The largest Australian venture capital deal of 2022 was the $290 million Series C funding round for NFT-enabled games developer Immutable which was led by overseas investors Temasek Holdings, Mirae Asset Global Investments, Tencent Investment, and Liberty Global.

Australian private debt assets under management grew 10% to $2.1 billion from December 2021 to September 2022.This followed the asset class more than tripling in value to $1.9 billion the prior year.

Tighter lending conditions had been driving the growth of Australia’s private debt sector since the global financial crisis as smaller and mid-sized businesses found it harder to raise capital from major trading banks.

With pandemic stimulus programs by the Reserve Bank of Australia (RBA) and the federal government ending, trading banks now no longer have access to lower cost capital and guarantees for small and medium size enterprises (SMEs) loans. This will be a further factor to prompt banks to scale back on SME lending, further increasing opportunities for non-bank lenders to finance the mid-market.

Investing in private debt offers diversification benefits and protection from inflation, AIC and Preqin note.

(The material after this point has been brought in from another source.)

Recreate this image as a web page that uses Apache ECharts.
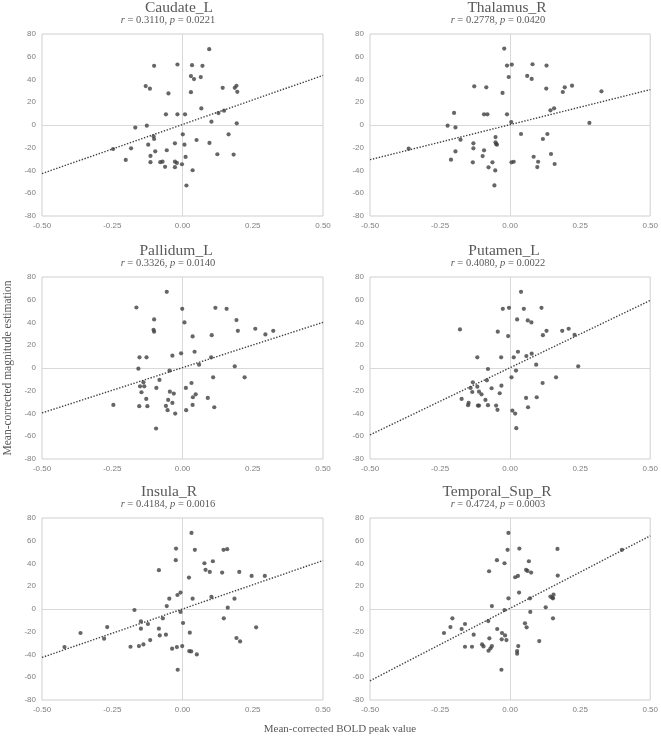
<!DOCTYPE html>
<html><head><meta charset="utf-8">
<script src="https://cdn.jsdelivr.net/npm/echarts@6/dist/echarts.min.js"></script>
<style>html,body{margin:0;padding:0;background:#fff}#c{width:661px;height:737px}</style>
</head><body><div id="c"></div>
<script>
// ---------- data ----------
const regionNames = ['Caudate_L', 'Thalamus_R', 'Pallidum_L', 'Putamen_L', 'Insula_R', 'Temporal_Sup_R'];
const rValues = ['0.3110', '0.2778', '0.3326', '0.4080', '0.4184', '0.4724'];
const pValues = ['0.0221', '0.0420', '0.0140', '0.0022', '0.0016', '0.0003'];
const xTickValues = [-0.5, -0.25, 0, 0.25, 0.5];
const yTickValues = [-80, -60, -40, -20, 0, 20, 40, 60, 80];
const xAxisTitle = 'Mean-corrected BOLD peak value';
const yAxisTitle = 'Mean-corrected magnitude estimation';

const caudateL = [
  [0.095, 66.7], [-0.101, 52], [-0.018, 53.2], [0.034, 52.6], [0.071, 52], [0.030, 43], [0.041, 40.4],
  [0.065, 42.1], [-0.131, 34.2], [-0.116, 31.9], [-0.050, 27.8], [0.030, 28.9], [0.143, 32.7], [0.186, 32.7],
  [0.192, 34.5], [0.195, 29.2], [0.067, 14.6], [-0.059, 9.4], [-0.018, 9.4], [0.009, 9.4], [0.128, 10.5],
  [0.148, 12.6], [0.103, 2.9], [0.193, 1.5], [-0.168, -2.3], [-0.127, -0.6], [-0.103, -9.9], [-0.101, -12.3],
  [0.001, -8.2], [0.164, -8.2], [0.050, -13.2], [0.096, -15.8], [-0.122, -17.3], [-0.027, -16.1], [0.007, -17.3],
  [-0.247, -21.1], [-0.183, -20.5], [-0.097, -23.1], [-0.056, -22.2], [-0.114, -27.2], [0.011, -28.1],
  [0.124, -25.7], [0.182, -26.0], [-0.202, -30.7], [-0.114, -32.7], [-0.079, -32.7], [-0.071, -32.2],
  [-0.027, -32.2], [-0.020, -33.3], [-0.002, -34.5], [-0.062, -36.8], [-0.027, -37.1], [0.036, -39.8], [0.014, -53.2]
];
const thalamusR = [
  [-0.021, 67.2], [-0.011, 52.2], [0.006, 53.1], [0.080, 53.4], [0.130, 52.2], [-0.005, 42.2], [0.061, 43.1],
  [0.077, 40.5], [-0.128, 34.0], [-0.085, 33.1], [0.129, 32.0], [0.195, 33.1], [0.221, 34.6], [-0.027, 28.2],
  [0.188, 29.0], [0.326, 29.6], [0.157, 14.7], [0.144, 12.9], [-0.200, 10.6], [-0.093, 9.4], [-0.081, 9.4],
  [-0.011, 9.4], [0.004, 2.6], [0.283, 1.8], [-0.223, -0.6], [-0.195, -2.1], [0.039, -7.9], [0.133, -7.9],
  [-0.177, -12.9], [-0.052, -10.6], [0.117, -12.3], [-0.131, -16.1], [-0.052, -15.2], [-0.050, -16.7],
  [-0.047, -17.3], [-0.131, -20.5], [-0.093, -22.3], [-0.195, -23.2], [0.146, -25.5], [-0.098, -27.3],
  [0.084, -27.9], [-0.211, -30.5], [-0.133, -32.8], [-0.063, -32.8], [0.005, -32.8], [0.013, -32.3],
  [0.100, -32.3], [0.159, -34.3], [-0.077, -37.2], [0.097, -37.0], [-0.053, -39.9], [-0.362, -20.8], [-0.056, -53.1]
];
const pallidumL = [
  [-0.056, 67.0], [-0.164, 53.2], [-0.001, 52.0], [0.117, 52.9], [0.157, 52.0], [-0.101, 42.7], [0.192, 42.1],
  [0.007, 40.1], [-0.103, 33.6], [-0.101, 31.9], [0.197, 32.7], [0.259, 34.5], [0.295, 29.5], [0.323, 32.7],
  [0.036, 27.8], [0.104, 28.9], [0.043, 14.3], [-0.036, 10.8], [-0.005, 12.9], [-0.153, 9.4], [-0.128, 9.4],
  [0.102, 9.4], [0.059, 2.9], [0.186, 1.5], [-0.157, -0.6], [-0.046, -2.3], [-0.139, -12.6], [-0.082, -10.5],
  [0.109, -8.2], [0.221, -8.2], [-0.151, -16.1], [-0.136, -16.1], [0.032, -13.2], [-0.093, -17.5], [0.012, -17.5],
  [-0.146, -21.3], [-0.045, -20.8], [-0.031, -22.5], [0.047, -23.1], [-0.129, -27.2], [-0.051, -28.1],
  [0.037, -25.7], [0.090, -26.3], [-0.246, -32.5], [-0.154, -33.6], [-0.125, -33.6], [-0.059, -33.3],
  [-0.036, -30.7], [0.036, -32.5], [0.113, -34.5], [-0.053, -37.1], [0.013, -37.1], [-0.026, -40.1], [-0.094, -53.2]
];
const putamenL = [
  [0.039, 67.0], [-0.004, 52.9], [-0.026, 52.0], [0.049, 52.0], [0.112, 52.9], [0.025, 42.7], [0.063, 41.8],
  [0.076, 40.1], [-0.179, 33.9], [-0.044, 31.9], [-0.007, 28.1], [0.130, 32.7], [0.117, 28.9], [0.186, 32.7],
  [0.209, 34.5], [0.230, 29.2], [0.028, 14.3], [0.077, 12.6], [0.058, 10.5], [-0.117, 9.4], [-0.032, 9.4],
  [0.013, 9.4], [0.093, 2.9], [0.243, 1.5], [-0.079, -0.9], [0.021, -2.3], [-0.083, -10.8], [0.005, -8.2],
  [0.164, -8.2], [-0.133, -12.6], [0.116, -13.2], [-0.141, -17.5], [-0.117, -16.4], [-0.031, -15.5],
  [-0.066, -17.8], [-0.135, -21.1], [-0.111, -20.8], [-0.102, -23.1], [-0.037, -22.2], [-0.173, -27.2],
  [-0.088, -28.1], [0.057, -26.3], [0.095, -25.7], [-0.148, -30.7], [-0.150, -32.7], [-0.115, -33.0],
  [-0.111, -33.0], [-0.079, -32.7], [-0.050, -33.0], [-0.045, -36.8], [0.064, -34.5], [0.008, -37.4],
  [0.018, -40.1], [0.022, -52.9]
];
const insulaR = [
  [0.032, 66.9], [-0.023, 53.1], [0.044, 52.0], [0.146, 52.0], [0.159, 52.6], [-0.024, 42.9], [0.078, 40.2],
  [0.108, 42.0], [-0.084, 34.1], [0.082, 34.4], [0.097, 32.6], [0.141, 32.0], [0.202, 32.6], [0.023, 27.6],
  [0.246, 29.1], [0.293, 29.1], [-0.007, 14.4], [-0.018, 12.3], [-0.047, 9.1], [0.036, 9.1], [0.103, 10.6],
  [0.185, 9.1], [-0.056, 2.6], [0.161, 1.2], [-0.171, -0.9], [-0.007, -2.6], [-0.070, -8.2], [0.147, -8.2],
  [-0.148, -10.9], [-0.123, -13.2], [0.002, -12.3], [-0.148, -17.3], [-0.084, -17.3], [-0.268, -15.9],
  [0.262, -16.1], [-0.363, -21.1], [-0.081, -23.2], [-0.059, -22.6], [0.026, -20.8], [-0.279, -26.1],
  [-0.115, -27.3], [0.192, -25.5], [0.205, -28.5], [-0.139, -31.1], [-0.155, -32.6], [-0.185, -33.2],
  [-0.020, -33.5], [-0.001, -32.6], [-0.420, -33.5], [-0.037, -34.9], [0.024, -37.0], [0.031, -37.3],
  [0.051, -39.9], [-0.017, -53.4]
];
const temporalSupR = [
  [-0.006, 66.9], [-0.009, 52.0], [0.033, 53.1], [0.169, 52.8], [0.399, 52.0], [-0.047, 42.9], [-0.020, 40.2],
  [0.067, 42.0], [-0.075, 33.2], [0.057, 34.4], [0.062, 33.5], [0.075, 32.0], [0.018, 27.9], [0.028, 29.1],
  [0.170, 29.4], [0.032, 14.4], [-0.006, 9.4], [0.071, 9.4], [0.144, 10.9], [0.151, 10.0], [0.155, 12.6],
  [0.153, 9.4], [-0.065, 2.6], [0.127, 1.5], [-0.020, -0.9], [0.072, -2.6], [-0.206, -8.2], [0.153, -8.2],
  [-0.078, -10.6], [0.053, -12.6], [-0.161, -13.2], [-0.213, -15.9], [0.059, -16.1], [-0.173, -17.6],
  [-0.046, -17.6], [-0.029, -21.1], [-0.236, -21.1], [-0.130, -22.6], [-0.018, -23.2], [-0.074, -25.8],
  [-0.030, -26.7], [-0.013, -27.3], [0.104, -28.2], [-0.100, -31.1], [-0.095, -32.9], [-0.065, -32.6],
  [-0.161, -33.2], [-0.136, -33.2], [-0.070, -34.6], [-0.077, -36.7], [0.029, -32.6], [0.025, -37.0],
  [0.025, -39.3], [-0.031, -53.4]
];
const panelData = [caudateL, thalamusR, pallidumL, putamenL, insulaR, temporalSupR];
// fitted trend line values at x = -0.50 and x = 0.50
const trendAtMin = [-42.7, -30.5, -39.5, -58.8, -42.6, -63.1];
const trendAtMax = [43.6, 31.1, 40.1, 59.4, 42.6, 64.3];

// ---------- layout / style ----------
const gridLeft = [42, 370, 42, 370, 42, 370];
const gridTop = [34, 34, 277, 277, 518, 518];
const gridW = 281, gridH = 182;
const titleCx = [179, 507, 176, 504, 169, 497];
const subCx = [168, 498, 168, 498, 168, 498];
const serif = '"Liberation Serif", "Times New Roman", serif';
const tickFont = '"Liberation Sans", Arial, sans-serif';
const textCol = '#595959';
const frameCol = '#cfcfcf';
const dotCol = '#404040';

const grids = [], xAxes = [], yAxes = [], series = [], texts = [];
panelData.forEach((pts, i) => {
  grids.push({left: gridLeft[i], top: gridTop[i], width: gridW, height: gridH,
    show: true, borderColor: frameCol, borderWidth: 1, backgroundColor: 'transparent'});
  xAxes.push({gridIndex: i, type: 'value',
    min: xTickValues[0], max: xTickValues[xTickValues.length - 1], interval: xTickValues[1] - xTickValues[0],
    axisLine: {show: false}, axisTick: {show: false}, splitLine: {show: false},
    axisLabel: {formatter: v => v.toFixed(2), color: '#7f7f7f', fontSize: 8, fontFamily: tickFont, margin: 6}});
  yAxes.push({gridIndex: i, type: 'value',
    min: yTickValues[0], max: yTickValues[yTickValues.length - 1], interval: yTickValues[1] - yTickValues[0],
    axisLine: {show: false}, axisTick: {show: false}, splitLine: {show: false},
    axisLabel: {formatter: v => String(v), color: '#7f7f7f', fontSize: 8, fontFamily: tickFont, margin: 6}});
  series.push({type: 'line', xAxisIndex: i, yAxisIndex: i, z: 2, silent: true,
    data: [[xTickValues[0], trendAtMin[i]], [xTickValues[xTickValues.length - 1], trendAtMax[i]]],
    symbol: 'none', lineStyle: {color: '#404040', width: 1.4, type: [1.4, 1.6]},
    markLine: {silent: true, symbol: 'none', label: {show: false}, z: 1,
      lineStyle: {color: '#d9d9d9', width: 1, type: 'solid'},
      data: [{xAxis: 0}, {yAxis: 0}]}});
  series.push({type: 'scatter', xAxisIndex: i, yAxisIndex: i, z: 3, data: pts,
    symbol: 'circle', symbolSize: 4.2, itemStyle: {color: dotCol}});
  texts.push({type: 'text', x: titleCx[i], y: gridTop[i] - 26.5,
    style: {text: regionNames[i], fill: textCol, fontFamily: serif, fontSize: 15.5,
      align: 'center', verticalAlign: 'middle'}});
  texts.push({type: 'text', x: subCx[i], y: gridTop[i] - 13.5,
    style: {text: '{i|r} = ' + rValues[i] + ', {i|p} = ' + pValues[i], fill: textCol, fontFamily: serif,
      fontSize: 10.5, align: 'center', verticalAlign: 'middle',
      rich: {i: {fontStyle: 'italic', fontFamily: serif, fontSize: 10.5, fill: textCol, color: textCol}}}});
});
texts.push({type: 'text', x: 8, y: 368, rotation: Math.PI / 2,
  style: {text: yAxisTitle, fill: textCol, fontFamily: serif, fontSize: 11.5, align: 'center', verticalAlign: 'middle'}});
texts.push({type: 'text', x: 340, y: 729,
  style: {text: xAxisTitle, fill: textCol, fontFamily: serif, fontSize: 11, align: 'center', verticalAlign: 'middle'}});

const chart = echarts.init(document.getElementById('c'), null, {renderer: 'canvas'});
chart.setOption({
  animation: false,
  backgroundColor: '#ffffff',
  grid: grids, xAxis: xAxes, yAxis: yAxes, series: series,
  graphic: texts
});
</script></body></html>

With the RBA making regular increases to the cash rate since May 2022 to counter inflation, private debt instruments should be gaining favour, they say, as they are offered on floating rates and for shorter loan terms.

Australian super funds have almost doubled their exposure to private debt in recent years with the average exposure reaching 3.9% in April 2023, up from 2% in April 2018. Much of this investment is outside Australia in global and regional funds but some substantial private credit funds have been raised locally.

Private capital firms generally favour asset-backed lending strategies such as lending to commercial real estate but corporate lending has also increased substantially from almost zero a decade ago.